One of the authorizer’s concerns was resolved Thursday night when the board accepted the resignation of superintendent Mustafa Ibrahim, who served as the school’s top administrator since 2012. Two STEP board members also stepped down.

IQS first placed STEP on probation for contract violations in 2020. Most of its complaints have centered on Ibrahim’s actions, with IQS accusing him of operating without proper board oversight and making unilateral decisions that have sometimes hurt the school.

The situation didn’t reach crisis levels, however, until the costs of the school’s 2022 expansion into Burnsville wiped out STEP’s financial reserves. Its fund balance, the most critical indicator of a charter school’s financial health, fell from $2.7 million in 2022 to $54,461 in 2023, state records show.

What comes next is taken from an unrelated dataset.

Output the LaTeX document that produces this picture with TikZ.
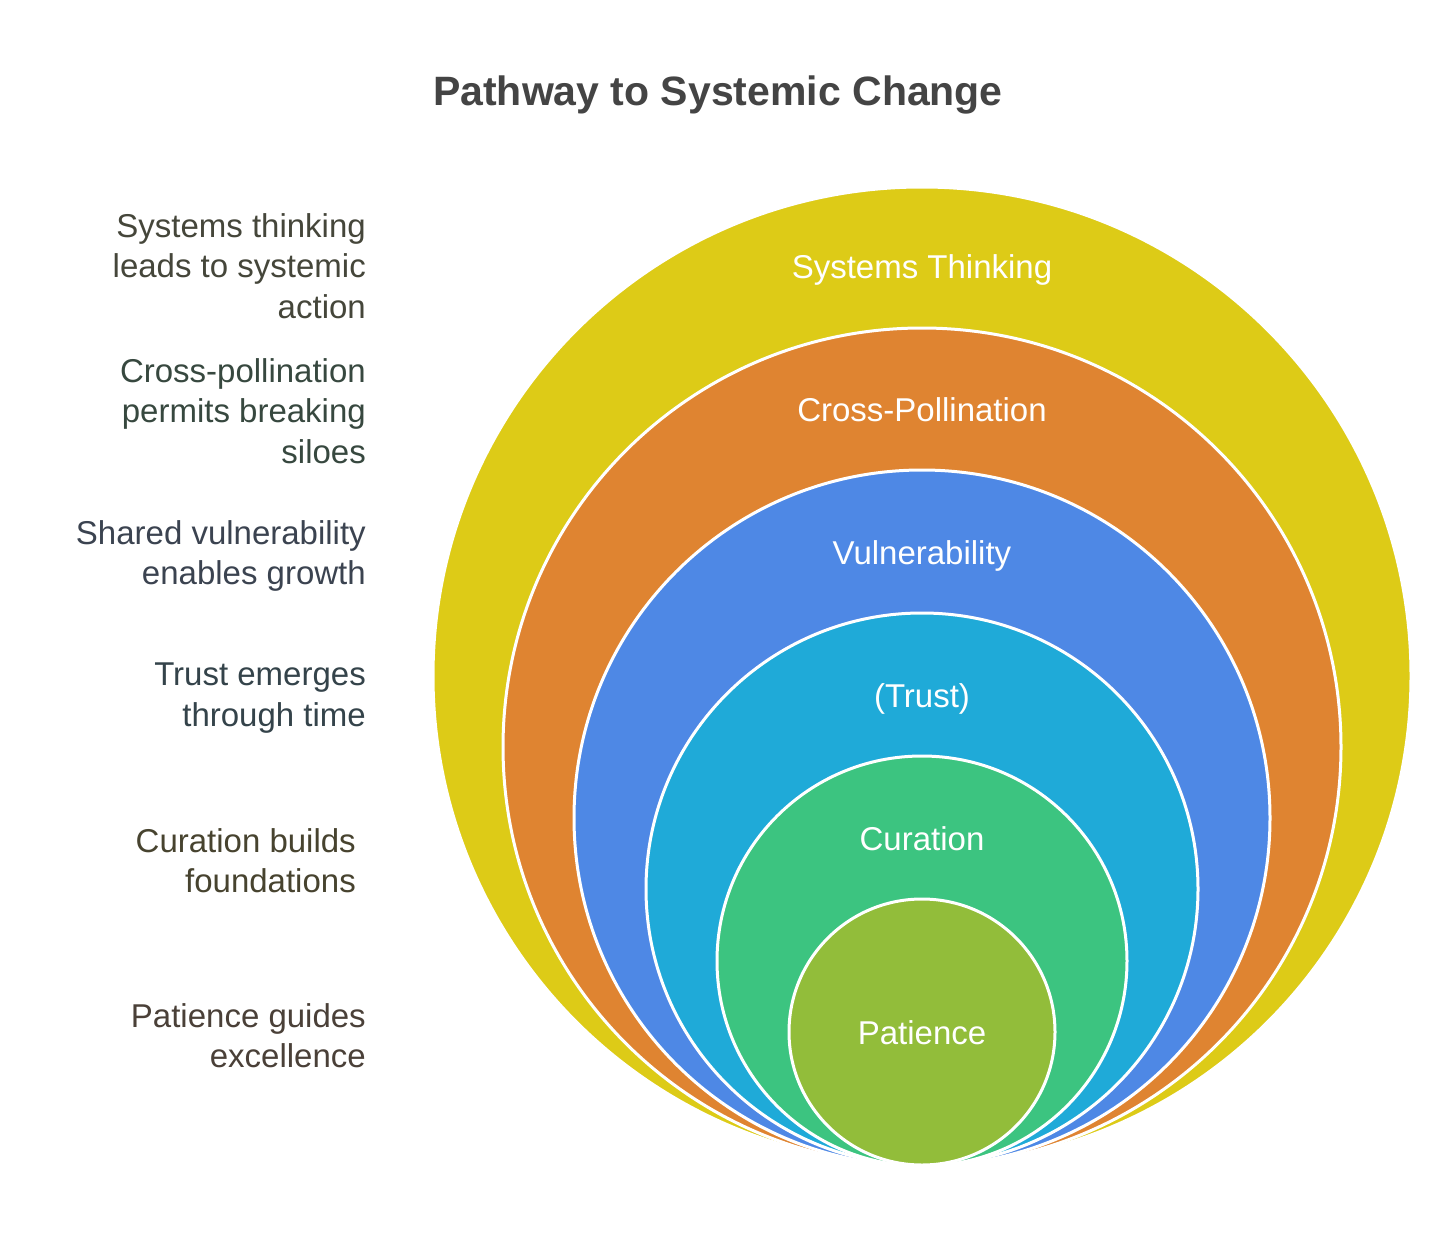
\documentclass[tikz,border=0pt]{standalone}
\usepackage{fontspec}
\setmainfont{Liberation Sans}
\definecolor{cYellow}{HTML}{DDCB17}
\definecolor{cOrange}{HTML}{DF8431}
\definecolor{cBlue}{HTML}{4E88E5}
\definecolor{cCyan}{HTML}{1FAAD8}
\definecolor{cGreen}{HTML}{3CC480}
\definecolor{cOlive}{HTML}{92BD3A}
\definecolor{cTitle}{HTML}{444444}
\definecolor{tA}{HTML}{45463A}
\definecolor{tB}{HTML}{37483F}
\definecolor{tC}{HTML}{3B4350}
\definecolor{tD}{HTML}{34434A}
\definecolor{tE}{HTML}{47432F}
\definecolor{tF}{HTML}{4A4038}
\begin{document}
\begin{tikzpicture}[x=1pt,y=-1pt,
  ring/.style={circle, draw=white, line width=3pt, inner sep=0pt},
  inlabel/.style={text=white, font=\fontsize{33}{40}\selectfont, inner sep=0pt, anchor=base},
  sidelabel/.style={align=right, anchor=north east, inner sep=0pt, font=\fontsize{33}{40.5}\selectfont}]
\useasboundingbox (0,0) rectangle (1456,1252);
\fill[white] (0,0) rectangle (1456,1252);
\node[font=\bfseries\fontsize{41}{48}\selectfont, text=cTitle, inner sep=0pt, anchor=base] (title) at (718,106) {Pathway to Systemic Change};
\node[ring, fill=cYellow, minimum size=978pt] (c1) at (922,676) {};
\node[ring, fill=cOrange, minimum size=838pt] (c2) at (922,747) {};
\node[ring, fill=cBlue, minimum size=696pt] (c3) at (922,818) {};
\node[ring, fill=cCyan, minimum size=552pt] (c4) at (922,889) {};
\node[ring, fill=cGreen, minimum size=410pt] (c5) at (922,961) {};
\node[ring, fill=cOlive, minimum size=266pt] (c6) at (922,1032) {};
\node[inlabel] (l1) at (922,278) {Systems Thinking};
\node[inlabel] (l2) at (922,421) {Cross-Pollination};
\node[inlabel] (l3) at (922,564) {Vulnerability};
\node[inlabel] (l4) at (922,707) {(Trust)};
\node[inlabel] (l5) at (922,850) {Curation};
\node[inlabel] (l6) at (922,1044) {Patience};
\node[sidelabel, text=tA] (s1) at (366,213) {Systems thinking\\leads to systemic\\action};
\node[sidelabel, text=tB] (s2) at (366,358) {Cross-pollination\\permits breaking\\siloes};
\node[sidelabel, text=tC] (s3) at (366,520) {Shared vulnerability\\enables growth};
\node[sidelabel, text=tD] (s4) at (366,663) {Trust emerges\\through time};
\node[sidelabel, text=tE] (s5) at (356,828) {Curation builds\\foundations};
\node[sidelabel, text=tF] (s6) at (366,1003) {Patience guides\\excellence};
\end{tikzpicture}
\end{document}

In a 2023 letter to the school, IQS said STEP “significantly overspent” on renovating the Burnsville facility. It alleged that Ibrahim violated procurement rules by entering into budget-busting agreements without first obtaining board approval.

In a statement to the Star Tribune, Ibrahim blamed STEP’s financial problems on IQS. He said the nonprofit has abused its power by creating “unnecessary barriers and distractions” that have destabilized the school. Ibrahim accused IQS of attempting to “wrest control” of the school and replace its Black leaders with “hand-picked white professionals.”